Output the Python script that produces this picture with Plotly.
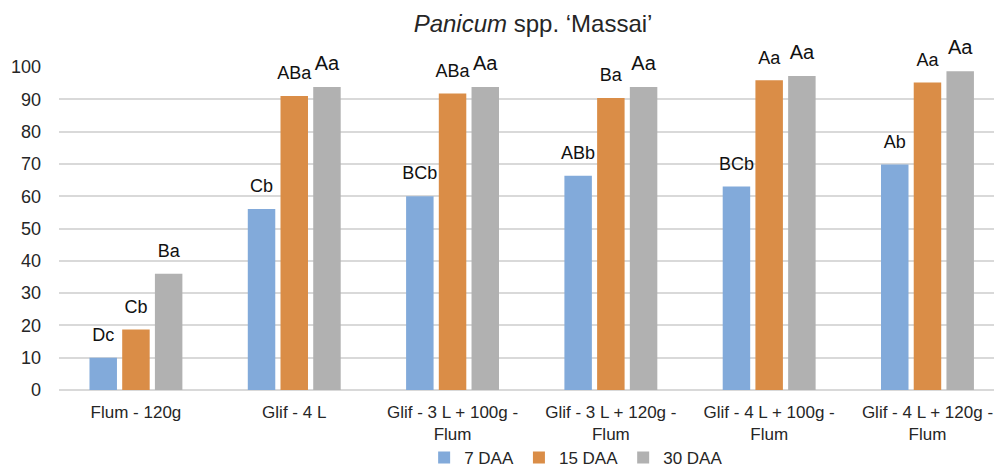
import plotly.graph_objects as go

categories = ["Flum - 120g", "Glif - 4 L", "Glif - 3 L + 100g -<br>Flum",
              "Glif - 3 L + 120g -<br>Flum", "Glif - 4 L + 100g -<br>Flum",
              "Glif - 4 L + 120g -<br>Flum"]
series_names = ["7 DAA", "15 DAA", "30 DAA"]
vals_7 = [10, 56, 60, 66.3, 63, 69.8]
vals_15 = [18.7, 91, 91.8, 90.4, 95.9, 95.2]
vals_30 = [36, 93.8, 93.8, 93.8, 97.2, 98.7]
labels_7 = ["Dc", "Cb", "BCb", "ABb", "BCb", "Ab"]
labels_15 = ["Cb", "ABa", "ABa", "Ba", "Aa", "Aa"]
labels_30 = ["Ba", "Aa", "Aa", "Aa", "Aa", "Aa"]
y_ticks = [0, 10, 20, 30, 40, 50, 60, 70, 80, 90, 100]

colors = ["#82AADA", "#DA8D47", "#B1B1B1"]
label_sizes = [[18] * 6, [18] * 6, [18, 20, 20, 20, 20, 20]]
font = "Liberation Sans, Arial, sans-serif"
xs = list(range(len(categories)))

fig = go.Figure()
for name, vals, col in zip(series_names, [vals_7, vals_15, vals_30], colors):
    fig.add_trace(go.Bar(
        x=xs, y=vals, name=name, offsetgroup=name,
        marker=dict(color=col, line=dict(width=0)), hoverinfo="skip",
    ))
for name, vals, labs, sz in zip(series_names, [vals_7, vals_15, vals_30],
                                [labels_7, labels_15, labels_30], label_sizes):
    fig.add_trace(go.Scatter(
        x=xs, y=vals, offsetgroup=name, mode="markers+text", text=labs,
        textposition="top center", cliponaxis=False, showlegend=False,
        marker=dict(size=18, opacity=0), hoverinfo="skip",
        textfont=dict(family=font, size=sz, color="#111111"),
    ))

fig.update_layout(
    width=1002, height=470,
    margin=dict(l=51, r=1, t=59, b=88, autoexpand=False),
    paper_bgcolor="white", plot_bgcolor="white",
    barmode="group", bargap=0.38, bargroupgap=0.16,
    scattermode="group", scattergap=0.38,
    title=dict(text="<i>Panicum</i> spp. ‘Massai’", x=0.524, xanchor="center",
               xref="container", yref="container",
               y=1 - 15.3 / 470, yanchor="middle", automargin=False,
               font=dict(family=font, size=24, color="#262626")),
    font=dict(family=font, color="#262626"),
    showlegend=True,
    legend=dict(orientation="h", x=0.567, xanchor="center", xref="container",
                yref="container", y=20 / 470, yanchor="middle",
                bgcolor="rgba(0,0,0,0)",
                font=dict(family=font, size=17, color="#262626"),
                itemwidth=30, tracegroupgap=0),
    xaxis=dict(tickmode="array", tickvals=xs,
               ticktext=categories, range=[-0.486, 5.515], automargin=False,
               tickfont=dict(family=font, size=17, color="#262626"),
               ticklabeloverflow="allow", ticklabelstandoff=10,
               showgrid=False, zeroline=False, showline=False, ticks=""),
    yaxis=dict(range=[0, 100], tickvals=y_ticks, automargin=False,
               tickfont=dict(family=font, size=18, color="#262626"),
               showgrid=True, gridcolor="#D9D9D9", gridwidth=1.5,
               zeroline=True, zerolinecolor="#D9D9D9", zerolinewidth=1.5,
               showline=False, ticks="", ticklabelstandoff=17),
)

fig.write_html("out.html")
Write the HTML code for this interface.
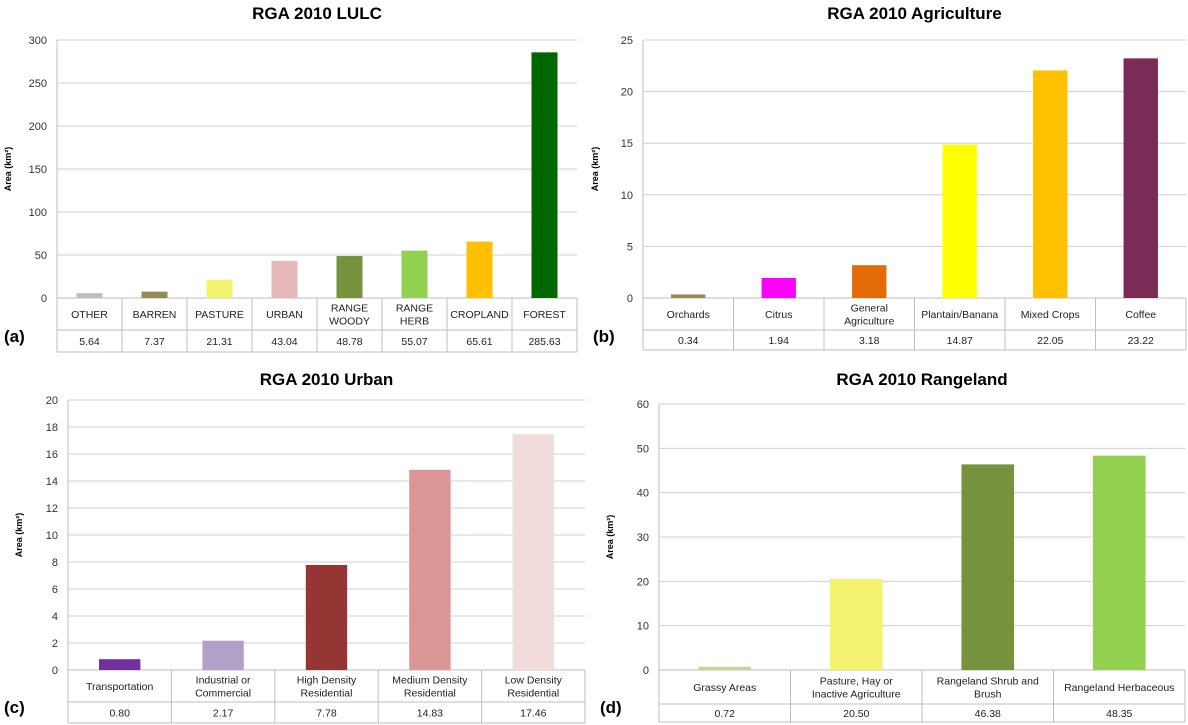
- - - -
None of the pictures should appear; repeat the records exactly otherwise.

Output the Python script that produces this picture with Plotly.
import plotly.graph_objects as go

categories = ["Flum - 120g", "Glif - 4 L", "Glif - 3 L + 100g -<br>Flum",
              "Glif - 3 L + 120g -<br>Flum", "Glif - 4 L + 100g -<br>Flum",
              "Glif - 4 L + 120g -<br>Flum"]
series_names = ["7 DAA", "15 DAA", "30 DAA"]
vals_7 = [10, 56, 60, 66.3, 63, 69.8]
vals_15 = [18.7, 91, 91.8, 90.4, 95.9, 95.2]
vals_30 = [36, 93.8, 93.8, 93.8, 97.2, 98.7]
labels_7 = ["Dc", "Cb", "BCb", "ABb", "BCb", "Ab"]
labels_15 = ["Cb", "ABa", "ABa", "Ba", "Aa", "Aa"]
labels_30 = ["Ba", "Aa", "Aa", "Aa", "Aa", "Aa"]
y_ticks = [0, 10, 20, 30, 40, 50, 60, 70, 80, 90, 100]

colors = ["#82AADA", "#DA8D47", "#B1B1B1"]
label_sizes = [[18] * 6, [18] * 6, [18, 20, 20, 20, 20, 20]]
font = "Liberation Sans, Arial, sans-serif"
xs = list(range(len(categories)))

fig = go.Figure()
for name, vals, col in zip(series_names, [vals_7, vals_15, vals_30], colors):
    fig.add_trace(go.Bar(
        x=xs, y=vals, name=name, offsetgroup=name,
        marker=dict(color=col, line=dict(width=0)), hoverinfo="skip",
    ))
for name, vals, labs, sz in zip(series_names, [vals_7, vals_15, vals_30],
                                [labels_7, labels_15, labels_30], label_sizes):
    fig.add_trace(go.Scatter(
        x=xs, y=vals, offsetgroup=name, mode="markers+text", text=labs,
        textposition="top center", cliponaxis=False, showlegend=False,
        marker=dict(size=18, opacity=0), hoverinfo="skip",
        textfont=dict(family=font, size=sz, color="#111111"),
    ))

fig.update_layout(
    width=1002, height=470,
    margin=dict(l=51, r=1, t=59, b=88, autoexpand=False),
    paper_bgcolor="white", plot_bgcolor="white",
    barmode="group", bargap=0.38, bargroupgap=0.16,
    scattermode="group", scattergap=0.38,
    title=dict(text="<i>Panicum</i> spp. ‘Massai’", x=0.524, xanchor="center",
               xref="container", yref="container",
               y=1 - 15.3 / 470, yanchor="middle", automargin=False,
               font=dict(family=font, size=24, color="#262626")),
    font=dict(family=font, color="#262626"),
    showlegend=True,
    legend=dict(orientation="h", x=0.567, xanchor="center", xref="container",
                yref="container", y=20 / 470, yanchor="middle",
                bgcolor="rgba(0,0,0,0)",
                font=dict(family=font, size=17, color="#262626"),
                itemwidth=30, tracegroupgap=0),
    xaxis=dict(tickmode="array", tickvals=xs,
               ticktext=categories, range=[-0.486, 5.515], automargin=False,
               tickfont=dict(family=font, size=17, color="#262626"),
               ticklabeloverflow="allow", ticklabelstandoff=10,
               showgrid=False, zeroline=False, showline=False, ticks=""),
    yaxis=dict(range=[0, 100], tickvals=y_ticks, automargin=False,
               tickfont=dict(family=font, size=18, color="#262626"),
               showgrid=True, gridcolor="#D9D9D9", gridwidth=1.5,
               zeroline=True, zerolinecolor="#D9D9D9", zerolinewidth=1.5,
               showline=False, ticks="", ticklabelstandoff=17),
)

fig.write_html("out.html")
Write the HTML code for this interface.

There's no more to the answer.